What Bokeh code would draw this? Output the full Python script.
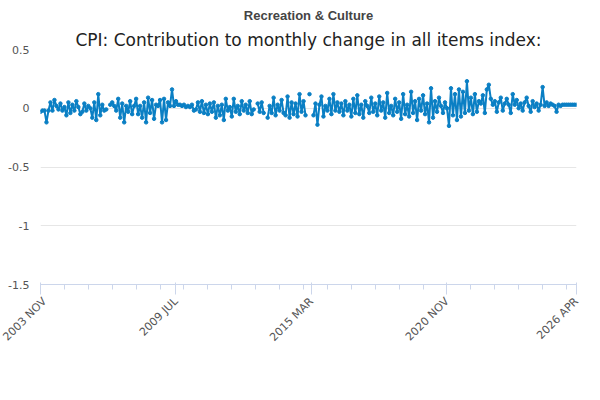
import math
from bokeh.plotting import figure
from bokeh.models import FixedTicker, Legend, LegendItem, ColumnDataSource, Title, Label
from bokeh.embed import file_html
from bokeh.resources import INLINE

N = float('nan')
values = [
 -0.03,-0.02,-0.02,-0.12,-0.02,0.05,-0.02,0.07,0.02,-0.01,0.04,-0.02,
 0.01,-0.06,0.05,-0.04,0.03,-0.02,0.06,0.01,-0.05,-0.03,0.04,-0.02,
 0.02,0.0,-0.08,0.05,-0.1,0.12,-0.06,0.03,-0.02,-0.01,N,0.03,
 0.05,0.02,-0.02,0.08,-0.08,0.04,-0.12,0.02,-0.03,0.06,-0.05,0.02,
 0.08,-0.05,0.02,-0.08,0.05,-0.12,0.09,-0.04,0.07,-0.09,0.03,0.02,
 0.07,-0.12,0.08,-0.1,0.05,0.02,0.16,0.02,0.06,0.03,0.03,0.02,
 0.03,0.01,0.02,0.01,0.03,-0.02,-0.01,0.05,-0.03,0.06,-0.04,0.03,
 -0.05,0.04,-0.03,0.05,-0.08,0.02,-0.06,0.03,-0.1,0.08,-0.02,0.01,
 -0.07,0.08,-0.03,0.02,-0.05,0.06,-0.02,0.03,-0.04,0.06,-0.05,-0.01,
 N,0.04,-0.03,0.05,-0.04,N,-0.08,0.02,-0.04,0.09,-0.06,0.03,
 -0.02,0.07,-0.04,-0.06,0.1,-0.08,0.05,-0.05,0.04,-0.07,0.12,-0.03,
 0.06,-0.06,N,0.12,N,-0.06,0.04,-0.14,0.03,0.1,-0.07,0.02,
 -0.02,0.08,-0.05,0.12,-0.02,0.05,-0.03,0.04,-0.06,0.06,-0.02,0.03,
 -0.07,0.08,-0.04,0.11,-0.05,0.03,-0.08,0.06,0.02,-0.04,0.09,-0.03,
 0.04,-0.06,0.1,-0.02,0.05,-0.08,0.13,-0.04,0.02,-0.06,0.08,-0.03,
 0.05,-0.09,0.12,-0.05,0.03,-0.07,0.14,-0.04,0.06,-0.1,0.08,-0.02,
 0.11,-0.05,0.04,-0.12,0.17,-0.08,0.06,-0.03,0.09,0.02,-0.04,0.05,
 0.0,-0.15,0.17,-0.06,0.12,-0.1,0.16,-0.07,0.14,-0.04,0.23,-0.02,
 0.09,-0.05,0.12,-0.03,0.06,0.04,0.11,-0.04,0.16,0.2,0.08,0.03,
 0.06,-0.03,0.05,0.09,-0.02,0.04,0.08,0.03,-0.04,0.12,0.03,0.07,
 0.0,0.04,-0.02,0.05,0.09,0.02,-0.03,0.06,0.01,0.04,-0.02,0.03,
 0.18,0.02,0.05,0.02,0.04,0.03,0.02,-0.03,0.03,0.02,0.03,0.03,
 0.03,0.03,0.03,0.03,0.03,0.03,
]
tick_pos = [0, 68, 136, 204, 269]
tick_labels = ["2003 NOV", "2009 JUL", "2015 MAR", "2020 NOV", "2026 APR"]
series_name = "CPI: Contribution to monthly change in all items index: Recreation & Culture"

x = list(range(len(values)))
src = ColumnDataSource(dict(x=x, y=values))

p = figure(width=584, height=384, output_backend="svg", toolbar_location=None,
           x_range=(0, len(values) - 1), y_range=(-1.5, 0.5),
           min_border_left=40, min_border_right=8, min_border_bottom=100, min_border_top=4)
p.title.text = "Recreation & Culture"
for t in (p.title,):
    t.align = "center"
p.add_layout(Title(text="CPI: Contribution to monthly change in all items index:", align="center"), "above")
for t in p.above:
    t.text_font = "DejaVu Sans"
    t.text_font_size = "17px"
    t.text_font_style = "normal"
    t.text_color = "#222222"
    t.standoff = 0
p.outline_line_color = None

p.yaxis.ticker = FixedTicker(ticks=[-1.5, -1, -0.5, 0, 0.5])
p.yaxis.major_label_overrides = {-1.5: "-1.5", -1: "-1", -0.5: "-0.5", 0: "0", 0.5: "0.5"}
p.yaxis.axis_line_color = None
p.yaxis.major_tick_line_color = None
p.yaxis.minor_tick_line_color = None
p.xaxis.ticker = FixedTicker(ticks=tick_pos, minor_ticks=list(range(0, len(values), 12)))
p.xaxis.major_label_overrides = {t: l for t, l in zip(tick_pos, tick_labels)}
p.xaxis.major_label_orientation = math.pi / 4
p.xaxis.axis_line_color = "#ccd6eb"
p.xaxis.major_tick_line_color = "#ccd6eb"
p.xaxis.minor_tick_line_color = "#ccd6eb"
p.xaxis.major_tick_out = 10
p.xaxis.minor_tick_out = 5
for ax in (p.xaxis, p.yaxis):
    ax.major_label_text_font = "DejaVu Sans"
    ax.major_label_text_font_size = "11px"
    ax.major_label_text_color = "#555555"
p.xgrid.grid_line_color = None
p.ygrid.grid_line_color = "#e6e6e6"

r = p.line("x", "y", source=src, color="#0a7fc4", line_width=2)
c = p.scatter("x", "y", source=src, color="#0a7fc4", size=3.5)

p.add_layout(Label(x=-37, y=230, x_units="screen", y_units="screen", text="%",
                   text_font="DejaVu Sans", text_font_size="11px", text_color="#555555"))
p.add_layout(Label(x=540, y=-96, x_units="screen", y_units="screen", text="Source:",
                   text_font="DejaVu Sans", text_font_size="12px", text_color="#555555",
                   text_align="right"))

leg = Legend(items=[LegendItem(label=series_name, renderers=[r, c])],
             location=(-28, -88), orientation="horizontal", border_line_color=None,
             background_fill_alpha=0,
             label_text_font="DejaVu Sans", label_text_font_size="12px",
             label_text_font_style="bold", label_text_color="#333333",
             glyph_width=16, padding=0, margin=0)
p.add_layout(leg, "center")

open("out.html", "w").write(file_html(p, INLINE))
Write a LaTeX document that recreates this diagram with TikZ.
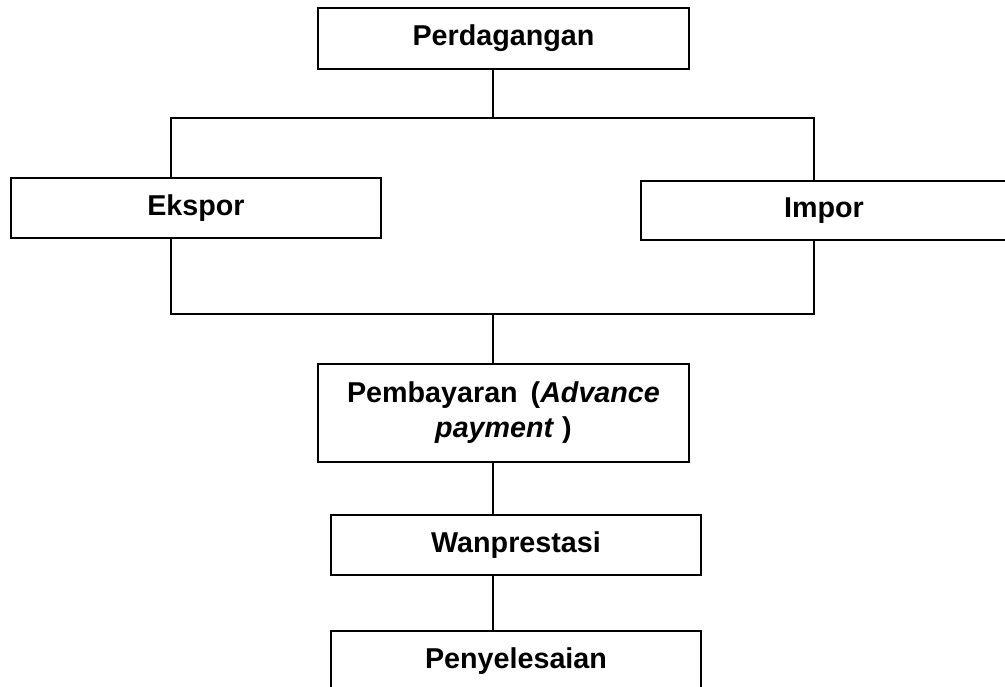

REQUIRED WORK
From the first line above through the line containing "from bokeh.resources import INLINE", copy everything exactly, without the pictures.

FINISHED EXERCISE
What Bokeh code would draw this? Output the full Python script.
import math
from bokeh.plotting import figure
from bokeh.models import FixedTicker, Legend, LegendItem, ColumnDataSource, Title, Label
from bokeh.embed import file_html
from bokeh.resources import INLINE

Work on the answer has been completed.